The term "data" often conjures up images of computer rooms and technicians. Although data are the building blocks for information, knowledge, wisdom, and enlightenment, they have become common elements of our everyday lives. Technology accelerated the creation and consumption of information, moving us squarely into the Information Age. Clearly, when the quality of data and information isn't adequate, our everyday lives can be adversely impacted. So, what does all this have to do with common courtesy?

What happens when someone doesn't put the lid down tightly on the garbage can? The next person to take out the garbage can be faced with a huge mess to clean up. What about when someone fails to replenish the paper towels when they run out? It may be that the next person who has to immediately address a major spill won't have the paper towels to do the job. Those scenarios are pretty common and the recipient of the garbage mess or the lack of paper towels is likely thinking, "if only so-and-so had...".
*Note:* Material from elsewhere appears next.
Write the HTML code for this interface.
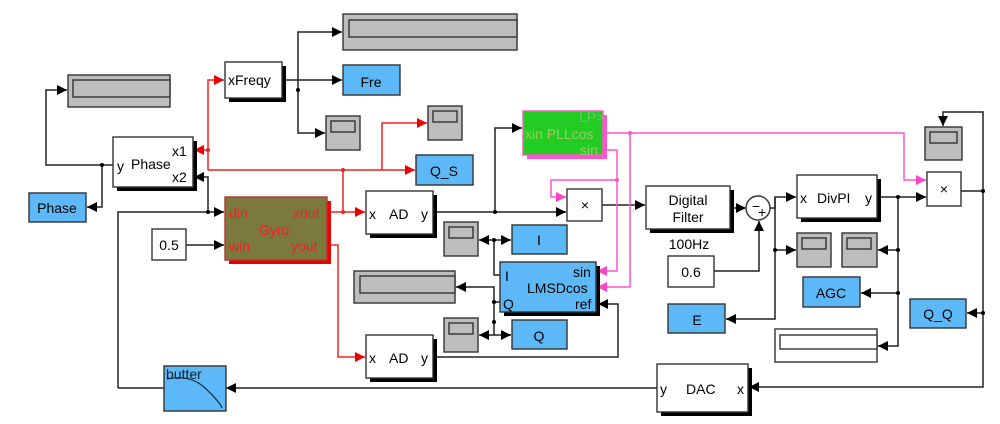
<!DOCTYPE html>
<html><head><meta charset="utf-8"><style>
html,body{margin:0;padding:0;background:#fff}
svg{display:block}
text{font-family:"Liberation Sans",sans-serif;font-size:14px;fill:#000}
</style></head><body>
<svg width="1000" height="424" viewBox="0 0 1000 424" xmlns="http://www.w3.org/2000/svg">
<defs>
<marker id="a" viewBox="0 0 10 10" refX="10" refY="5" markerWidth="10" markerHeight="10" markerUnits="userSpaceOnUse" orient="auto"><path d="M0,0L10,5L0,10z" fill="#000"/></marker>
<marker id="r" viewBox="0 0 10 10" refX="10" refY="5" markerWidth="10" markerHeight="10" markerUnits="userSpaceOnUse" orient="auto"><path d="M0,0L10,5L0,10z" fill="#e00"/></marker>
<marker id="m" viewBox="0 0 10 10" refX="10" refY="5" markerWidth="10" markerHeight="10" markerUnits="userSpaceOnUse" orient="auto"><path d="M0,0L10,5L0,10z" fill="#f4c"/></marker>
</defs>
<g fill="none" stroke-width="1.5">
<g stroke="#222">
<path d="M113,165H46V90H67" marker-end="url(#a)"/>
<path d="M102,165V207H87" marker-end="url(#a)"/>
<path d="M282,80H342" marker-end="url(#a)"/>
<path d="M298,80V32H342" marker-end="url(#a)"/>
<path d="M298,80V133H325" marker-end="url(#a)"/>
<path d="M118,388V212H224" marker-end="url(#a)"/>
<path d="M208,212V177H194" marker-end="url(#a)"/>
<path d="M164,388H118"/>
<path d="M657,388H226" marker-end="url(#a)"/>
<path d="M186,245H224" marker-end="url(#a)"/>
<path d="M433,212H566" marker-end="url(#a)"/>
<path d="M495,212V128H522" marker-end="url(#a)"/>
<path d="M602,205H645" marker-end="url(#a)"/>
<path d="M730,208H746" marker-end="url(#a)"/>
<path d="M770,208H775V197H796" marker-end="url(#a)"/>
<path d="M775,197V319H726" marker-end="url(#a)"/>
<path d="M775,250H796" marker-end="url(#a)"/>
<path d="M714,271H759V221" marker-end="url(#a)"/>
<path d="M877,197H926" marker-end="url(#a)"/>
<path d="M898,197V346H878" marker-end="url(#a)"/>
<path d="M898,250H878" marker-end="url(#a)"/>
<path d="M898,293H861" marker-end="url(#a)"/>
<path d="M961,191H983V387H749" marker-end="url(#a)"/>
<path d="M983,191V112H943V126" marker-end="url(#a)"/>
<path d="M983,313H967" marker-end="url(#a)"/>
<path d="M500,275H494V240H479" marker-end="url(#a)"/>
<path d="M494,240H511" marker-end="url(#a)"/>
<path d="M500,302H494V287H456" marker-end="url(#a)"/>
<path d="M494,302V335H479" marker-end="url(#a)"/>
<path d="M494,335H511" marker-end="url(#a)"/>
<path d="M433,357H618V304H598" marker-end="url(#a)"/>
</g>
<g stroke="#e22">
<path d="M327,212H365" marker-end="url(#r)"/>
<path d="M343,212V170H415" marker-end="url(#r)"/>
<path d="M208,170H343"/>
<path d="M208,170V80H224" marker-end="url(#r)"/>
<path d="M208,150H194" marker-end="url(#r)"/>
<path d="M382,170V123H427" marker-end="url(#r)"/>
<path d="M327,245H338V357H365" marker-end="url(#r)"/>
</g>
<g stroke="#f5c">
<path d="M603,133H904V180H926" marker-end="url(#m)"/>
<path d="M630,133V287H597" marker-end="url(#m)"/>
<path d="M603,150H617V271H597" marker-end="url(#m)"/>
<path d="M617,180H551V197H566" marker-end="url(#m)"/>
</g>
</g>
<g fill="#000">
<circle cx="102" cy="165" r="2"/><circle cx="298" cy="90" r="2"/><circle cx="208" cy="212" r="2"/>
<circle cx="495" cy="212" r="2"/><circle cx="775" cy="250" r="2"/><circle cx="898" cy="197" r="2"/>
<circle cx="898" cy="250" r="2"/><circle cx="898" cy="293" r="2"/><circle cx="983" cy="191" r="2"/>
<circle cx="983" cy="313" r="2"/><circle cx="494" cy="240" r="2"/><circle cx="494" cy="302" r="2"/><circle cx="494" cy="322" r="2"/>
</g>
<g fill="#e22"><circle cx="343" cy="212" r="2"/><circle cx="343" cy="170" r="2"/><circle cx="208" cy="150" r="2"/></g>
<g fill="#f5c"><circle cx="630" cy="133" r="2"/><circle cx="617" cy="180" r="2"/></g>

<g stroke="#333" stroke-width="1.4">
<rect x="343" y="14" width="174" height="36" fill="#bdbdbd"/><rect x="349" y="20" width="168" height="17" fill="#bdbdbd"/>
<rect x="68" y="75" width="102" height="32" fill="#bdbdbd"/><rect x="73" y="80" width="97" height="17" fill="#bdbdbd"/>
<rect x="354" y="271" width="101" height="32" fill="#bdbdbd"/><rect x="360" y="276" width="95" height="17" fill="#bdbdbd"/>
<rect x="775" y="329" width="102" height="33" fill="#fff"/><rect x="780" y="335" width="97" height="14" fill="#fff"/>
<g fill="#bdbdbd">
<rect x="326" y="116" width="34" height="34"/><rect x="331" y="121" width="24" height="11"/>
<rect x="428" y="106" width="34" height="34"/><rect x="433" y="111" width="24" height="11"/>
<rect x="444" y="222" width="34" height="34"/><rect x="449" y="227" width="24" height="11"/>
<rect x="444" y="318" width="34" height="34"/><rect x="449" y="323" width="24" height="11"/>
<rect x="797" y="233" width="34" height="34"/><rect x="802" y="238" width="24" height="11"/>
<rect x="842" y="233" width="35" height="34"/><rect x="847" y="238" width="24" height="11"/>
<rect x="925" y="127" width="37" height="33"/><rect x="930" y="132" width="27" height="11"/>
</g>
<g fill="#000" stroke="none">
<rect x="229" y="66" width="57" height="36"/><rect x="117" y="141" width="80" height="50"/>
<rect x="370" y="195" width="67" height="43"/><rect x="370" y="339" width="67" height="43"/>
<rect x="650" y="190" width="84" height="43"/><rect x="801" y="179" width="80" height="43"/>
<rect x="661" y="368" width="91" height="48"/><rect x="504" y="266" width="96" height="50"/>
</g>
<rect x="229" y="201" width="102" height="63" fill="#e00" stroke="none"/>
<rect x="527" y="115" width="80" height="44" fill="#f5c" stroke="none"/>
<g fill="#fff">
<rect x="225" y="62" width="57" height="36"/><rect x="113" y="137" width="80" height="50"/>
<rect x="152" y="229" width="34" height="31"/><rect x="366" y="191" width="67" height="43"/>
<rect x="366" y="335" width="67" height="43"/><rect x="567" y="189" width="35" height="32"/>
<rect x="646" y="186" width="84" height="43"/><rect x="668" y="256" width="46" height="31"/>
<rect x="797" y="175" width="80" height="43"/><rect x="927" y="172" width="34" height="34"/>
<rect x="657" y="364" width="91" height="48"/>
</g>
<circle cx="758" cy="208" r="12" fill="#fff"/>
<g fill="#5cb8f6">
<rect x="343" y="65" width="57" height="30"/><rect x="29" y="193" width="57" height="29"/>
<rect x="416" y="155" width="57" height="30"/><rect x="512" y="225" width="55" height="29"/>
<rect x="512" y="320" width="55" height="29"/><rect x="500" y="262" width="96" height="50"/>
<rect x="668" y="304" width="57" height="29"/><rect x="803" y="277" width="57" height="30"/>
<rect x="910" y="299" width="56" height="29"/><rect x="164" y="366" width="62" height="45"/>
</g>
<rect x="225" y="197" width="102" height="63" fill="#7b7a3c" stroke="#b33"/>
<rect x="523" y="111" width="80" height="44" fill="#22cc22" stroke="#f5c"/>
</g>
<path d="M167,379Q190,374 205,388T222,408" fill="none" stroke="#134" stroke-width="1.2"/>

<text x="228" y="85" font-size="15">xFreqy</text>
<text x="371" y="87" text-anchor="middle" font-size="16">Fre</text>
<text x="57" y="213" text-anchor="middle" font-size="15">Phase</text>
<text x="117" y="171">y</text><text x="131" y="169" font-size="15">Phase</text>
<text x="172" y="156">x1</text><text x="172" y="182">x2</text>
<text x="444" y="176" text-anchor="middle" font-size="16">Q_S</text>
<text x="229" y="218" style="fill:#e22">din</text><text x="229" y="251" style="fill:#e22">win</text>
<text x="293" y="218" style="fill:#e22">xout</text><text x="291" y="251" style="fill:#e22">yout</text>
<text x="259" y="235" style="fill:#e22" font-size="15">Gyro</text>
<text x="169" y="250" text-anchor="middle" font-size="15">0.5</text>
<text x="369" y="219">x</text><text x="389" y="219" font-size="15">AD</text><text x="421" y="219">y</text>
<text x="369" y="363">x</text><text x="389" y="363" font-size="15">AD</text><text x="421" y="363">y</text>
<text x="539" y="245" text-anchor="middle" font-size="15">I</text>
<text x="539" y="341" text-anchor="middle" font-size="15">Q</text>
<text x="505" y="281">I</text><text x="527" y="293">LMSDcos</text><text x="573" y="277">sin</text>
<text x="503" y="309">Q</text><text x="575" y="309">ref</text>
<text x="579" y="122" style="fill:#6c6">LP&gt;</text><text x="525" y="139" style="fill:#9c6">xin PLLcos</text><text x="580" y="155" style="fill:#9c6">sin</text>
<text x="585" y="210" text-anchor="middle">×</text>
<text x="688" y="205" text-anchor="middle" font-size="15">Digital</text>
<text x="688" y="222" text-anchor="middle" font-size="15">Filter</text>
<text x="689" y="249" text-anchor="middle" font-size="15">100Hz</text>
<text x="691" y="277" text-anchor="middle" font-size="15">0.6</text>
<text x="697" y="325" text-anchor="middle" font-size="15">E</text>
<text x="752" y="211" font-size="9">−</text><text x="758" y="217" font-size="9">+</text>
<text x="800" y="203">x</text><text x="817" y="203" font-size="15">DivPI</text><text x="865" y="203">y</text>
<text x="831" y="298" text-anchor="middle" font-size="16">AGC</text>
<text x="938" y="319" text-anchor="middle" font-size="15">Q_Q</text>
<text x="944" y="194" text-anchor="middle">×</text>
<text x="660" y="394">y</text><text x="686" y="394" font-size="15">DAC</text><text x="737" y="394">x</text>
<text x="166" y="379" font-size="14" style="fill:#123">butter</text>
</svg>
</body></html>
The idea is that if the people not putting the lid on tight or using up the last of the paper towels had been thinking about, aware of, or cared about what people's experiences would be like who would inherit their mess or lack of paper towels, there wouldn't be a mess and the roll of paper towels would be there for the next calamity. Common courtesy suggests that people consider others who come after them and ensure those people are set up to succeed. That kind of consideration requires understanding what the needs of others are and doing things to ensure those needs are met.

Data quality is no different. True data quality improvement comes from behavior changes in people. Technology plays a part, for sure, but if people begin to understand who uses the data they create and how to create the data in a way that sets the next people up for success, the overall state of data will improve...simply because people change the way they think about data and about others who use it.

Do you know who uses the data you create and are you doing what's necessary to set those people up for success?